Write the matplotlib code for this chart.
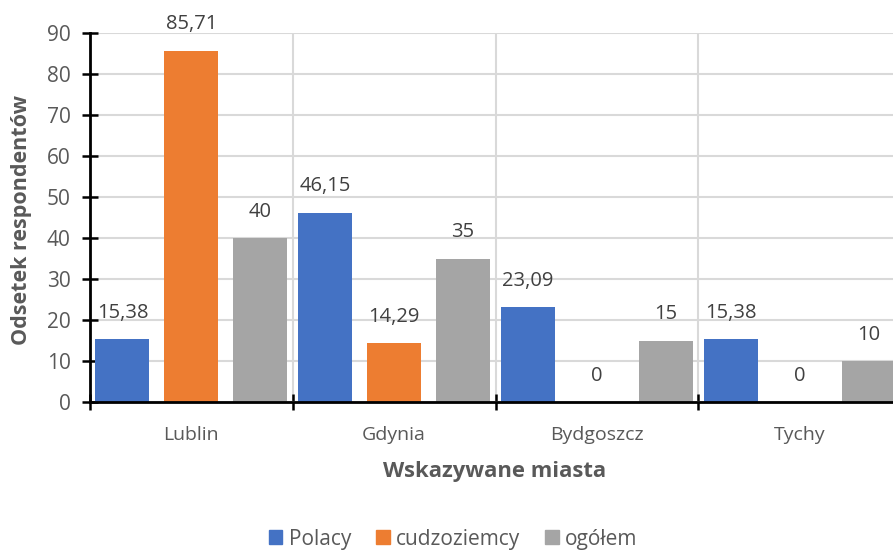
----------
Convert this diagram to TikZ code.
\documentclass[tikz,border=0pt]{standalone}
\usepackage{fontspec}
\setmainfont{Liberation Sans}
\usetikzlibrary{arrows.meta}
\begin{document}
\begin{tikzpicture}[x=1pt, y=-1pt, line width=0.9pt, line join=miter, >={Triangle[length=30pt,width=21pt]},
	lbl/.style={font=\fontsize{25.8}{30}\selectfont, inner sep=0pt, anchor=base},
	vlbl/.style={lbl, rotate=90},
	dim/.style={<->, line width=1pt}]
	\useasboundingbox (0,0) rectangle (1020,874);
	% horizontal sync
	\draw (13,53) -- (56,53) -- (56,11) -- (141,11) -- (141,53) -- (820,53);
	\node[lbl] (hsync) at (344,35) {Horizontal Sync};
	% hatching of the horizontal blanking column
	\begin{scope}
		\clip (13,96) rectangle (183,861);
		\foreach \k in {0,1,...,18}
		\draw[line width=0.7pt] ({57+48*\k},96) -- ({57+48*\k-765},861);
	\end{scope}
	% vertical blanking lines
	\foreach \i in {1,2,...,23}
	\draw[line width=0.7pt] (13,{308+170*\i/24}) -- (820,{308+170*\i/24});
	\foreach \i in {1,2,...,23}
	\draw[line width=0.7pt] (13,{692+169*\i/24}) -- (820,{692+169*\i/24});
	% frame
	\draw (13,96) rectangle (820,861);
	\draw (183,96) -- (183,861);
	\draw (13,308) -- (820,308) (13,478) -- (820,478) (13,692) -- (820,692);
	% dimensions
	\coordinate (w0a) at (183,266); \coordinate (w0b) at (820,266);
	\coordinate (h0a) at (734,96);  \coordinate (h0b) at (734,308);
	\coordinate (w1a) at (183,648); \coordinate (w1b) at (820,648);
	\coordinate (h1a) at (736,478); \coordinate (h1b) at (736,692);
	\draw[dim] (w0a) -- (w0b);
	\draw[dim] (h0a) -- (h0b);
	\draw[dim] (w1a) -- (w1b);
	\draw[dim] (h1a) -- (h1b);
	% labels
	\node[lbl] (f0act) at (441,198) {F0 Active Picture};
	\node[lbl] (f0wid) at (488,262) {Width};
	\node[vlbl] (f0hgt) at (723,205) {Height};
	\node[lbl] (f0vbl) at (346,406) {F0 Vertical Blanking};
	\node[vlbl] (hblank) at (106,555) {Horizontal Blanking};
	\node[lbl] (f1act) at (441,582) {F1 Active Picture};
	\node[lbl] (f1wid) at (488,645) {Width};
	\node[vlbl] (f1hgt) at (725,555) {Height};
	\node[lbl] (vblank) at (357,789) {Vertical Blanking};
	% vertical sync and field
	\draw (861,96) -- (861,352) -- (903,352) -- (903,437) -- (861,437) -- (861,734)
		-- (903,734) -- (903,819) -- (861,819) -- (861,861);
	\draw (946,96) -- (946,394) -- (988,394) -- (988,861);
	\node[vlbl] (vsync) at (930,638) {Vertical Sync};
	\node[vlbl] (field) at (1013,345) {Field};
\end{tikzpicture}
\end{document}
----------
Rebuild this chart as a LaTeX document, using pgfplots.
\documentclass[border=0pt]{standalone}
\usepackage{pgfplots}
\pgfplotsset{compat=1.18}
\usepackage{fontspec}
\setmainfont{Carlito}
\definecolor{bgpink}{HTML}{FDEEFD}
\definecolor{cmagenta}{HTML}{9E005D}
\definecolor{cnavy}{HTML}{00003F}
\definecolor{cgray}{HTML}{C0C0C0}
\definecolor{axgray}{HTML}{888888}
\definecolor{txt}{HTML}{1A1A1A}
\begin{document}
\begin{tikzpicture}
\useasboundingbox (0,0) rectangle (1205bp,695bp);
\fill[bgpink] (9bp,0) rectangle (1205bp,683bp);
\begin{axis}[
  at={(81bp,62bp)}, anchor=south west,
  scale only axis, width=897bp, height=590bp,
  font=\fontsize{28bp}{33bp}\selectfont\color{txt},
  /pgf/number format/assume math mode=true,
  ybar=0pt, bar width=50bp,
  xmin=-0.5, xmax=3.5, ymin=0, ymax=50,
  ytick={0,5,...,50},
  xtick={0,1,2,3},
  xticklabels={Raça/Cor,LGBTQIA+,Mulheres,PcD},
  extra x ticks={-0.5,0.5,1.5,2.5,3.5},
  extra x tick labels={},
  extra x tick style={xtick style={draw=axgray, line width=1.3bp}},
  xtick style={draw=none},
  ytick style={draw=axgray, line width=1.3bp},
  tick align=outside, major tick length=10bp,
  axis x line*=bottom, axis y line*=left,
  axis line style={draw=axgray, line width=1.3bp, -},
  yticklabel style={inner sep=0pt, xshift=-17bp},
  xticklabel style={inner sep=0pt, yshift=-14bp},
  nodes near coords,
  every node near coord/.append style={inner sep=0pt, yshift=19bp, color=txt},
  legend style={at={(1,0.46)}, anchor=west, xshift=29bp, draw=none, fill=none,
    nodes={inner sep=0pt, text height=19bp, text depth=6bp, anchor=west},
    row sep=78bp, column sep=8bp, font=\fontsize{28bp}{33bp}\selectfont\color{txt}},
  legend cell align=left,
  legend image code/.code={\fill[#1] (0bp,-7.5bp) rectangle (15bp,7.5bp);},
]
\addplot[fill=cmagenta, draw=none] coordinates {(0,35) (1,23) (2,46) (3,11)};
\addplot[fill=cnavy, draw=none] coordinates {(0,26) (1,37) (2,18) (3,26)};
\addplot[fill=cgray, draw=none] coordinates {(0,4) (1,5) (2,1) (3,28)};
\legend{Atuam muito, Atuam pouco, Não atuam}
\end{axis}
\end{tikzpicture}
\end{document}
----------
Find every line above that contains the word "chart", and return each one.

Write the matplotlib code for this chart.
Rebuild this chart as a LaTeX document, using pgfplots.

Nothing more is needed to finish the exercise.